(Records from a dataset)
+++++

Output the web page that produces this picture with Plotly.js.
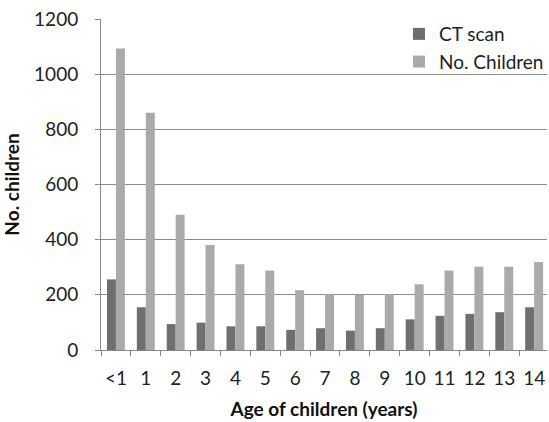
<!DOCTYPE html>
<html>
<head>
<meta charset="utf-8">
<script src="https://cdn.plot.ly/plotly-3.0.1.min.js"></script>
<style>html,body{margin:0;padding:0;background:#fff;}#chart{width:549px;height:422px;}</style>
</head>
<body>
<div id="chart"></div>
<script>
var ageCategories = ["<1","1","2","3","4","5","6","7","8","9","10","11","12","13","14"];
var ctScan = [256,155,94,99,86,86,73,79,70,79,111,124,131,137,155];
var noChildren = [1093,860,490,381,311,288,217,202,200,203,238,288,302,302,319];
var yTickValues = [0,200,400,600,800,1000,1200];

var fontFam = "Lato, sans-serif";
var traces = [
  {type:"bar", name:"CT scan", x:ageCategories, y:ctScan,
   marker:{color:"#6f6f6f", line:{width:0}}},
  {type:"bar", name:"No. Children", x:ageCategories, y:noChildren,
   marker:{color:"#aaaaaa", line:{width:0}}}
];
var layout = {
  width:549, height:422,
  margin:{l:101, r:0, t:19, b:72},
  paper_bgcolor:"#fff", plot_bgcolor:"#fff",
  font:{family:fontFam, size:19, color:"#222"},
  barmode:"group", bargap:0.4, bargroupgap:0,
  showlegend:true,
  legend:{x:1.005, xanchor:"right", y:1.012, yanchor:"top", bgcolor:"rgba(255,255,255,0)",
          font:{family:fontFam, size:19, color:"#222"}, tracegroupgap:0, itemwidth:30},
  xaxis:{type:"category", range:[-0.5, 14.43], tickson:"boundaries", ticks:"outside", ticklen:5,
         tickcolor:"#888", showline:true, linecolor:"#888", linewidth:1, showgrid:false,
         tickangle:0, automargin:false, ticklabelstandoff:11,
         title:{text:"<b>Age of children (years)</b>", font:{family:fontFam, size:19, color:"#111"}, standoff:14},
         fixedrange:true},
  yaxis:{range:[0,1200], tickvals:yTickValues, ticks:"outside", ticklen:5, tickcolor:"#888",
         showline:true, linecolor:"#888", linewidth:1, showgrid:true, gridcolor:"#8c8c8c", gridwidth:1,
         zeroline:false, ticklabelstandoff:13,
         title:{text:"<b>No. children</b>", font:{family:fontFam, size:19, color:"#111"}, standoff:15},
         fixedrange:true}
};
Plotly.newPlot("chart", traces, layout, {displayModeBar:false, staticPlot:true});
</script>
</body>
</html>
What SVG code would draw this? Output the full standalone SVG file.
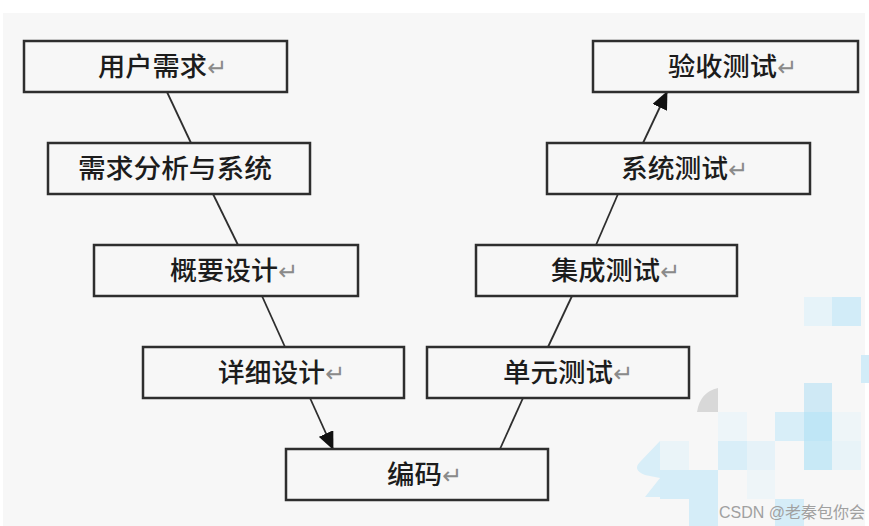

+++++

» **EXERCISE BRIEF**
Return all of the entries exactly as written, but drop any pictures they hold.

» **RESPONSE**
Output the web page that produces this picture with Plotly.js.
<!DOCTYPE html>
<html>
<head>
<meta charset="utf-8">
<script src="https://cdn.plot.ly/plotly-3.0.1.min.js"></script>
<style>html,body{margin:0;padding:0;background:#fff;}#chart{width:549px;height:422px;}</style>
</head>
<body>
<div id="chart"></div>
<script>
var ageCategories = ["<1","1","2","3","4","5","6","7","8","9","10","11","12","13","14"];
var ctScan = [256,155,94,99,86,86,73,79,70,79,111,124,131,137,155];
var noChildren = [1093,860,490,381,311,288,217,202,200,203,238,288,302,302,319];
var yTickValues = [0,200,400,600,800,1000,1200];

var fontFam = "Lato, sans-serif";
var traces = [
  {type:"bar", name:"CT scan", x:ageCategories, y:ctScan,
   marker:{color:"#6f6f6f", line:{width:0}}},
  {type:"bar", name:"No. Children", x:ageCategories, y:noChildren,
   marker:{color:"#aaaaaa", line:{width:0}}}
];
var layout = {
  width:549, height:422,
  margin:{l:101, r:0, t:19, b:72},
  paper_bgcolor:"#fff", plot_bgcolor:"#fff",
  font:{family:fontFam, size:19, color:"#222"},
  barmode:"group", bargap:0.4, bargroupgap:0,
  showlegend:true,
  legend:{x:1.005, xanchor:"right", y:1.012, yanchor:"top", bgcolor:"rgba(255,255,255,0)",
          font:{family:fontFam, size:19, color:"#222"}, tracegroupgap:0, itemwidth:30},
  xaxis:{type:"category", range:[-0.5, 14.43], tickson:"boundaries", ticks:"outside", ticklen:5,
         tickcolor:"#888", showline:true, linecolor:"#888", linewidth:1, showgrid:false,
         tickangle:0, automargin:false, ticklabelstandoff:11,
         title:{text:"<b>Age of children (years)</b>", font:{family:fontFam, size:19, color:"#111"}, standoff:14},
         fixedrange:true},
  yaxis:{range:[0,1200], tickvals:yTickValues, ticks:"outside", ticklen:5, tickcolor:"#888",
         showline:true, linecolor:"#888", linewidth:1, showgrid:true, gridcolor:"#8c8c8c", gridwidth:1,
         zeroline:false, ticklabelstandoff:13,
         title:{text:"<b>No. children</b>", font:{family:fontFam, size:19, color:"#111"}, standoff:15},
         fixedrange:true}
};
Plotly.newPlot("chart", traces, layout, {displayModeBar:false, staticPlot:true});
</script>
</body>
</html>
What SVG code would draw this? Output the full standalone SVG file.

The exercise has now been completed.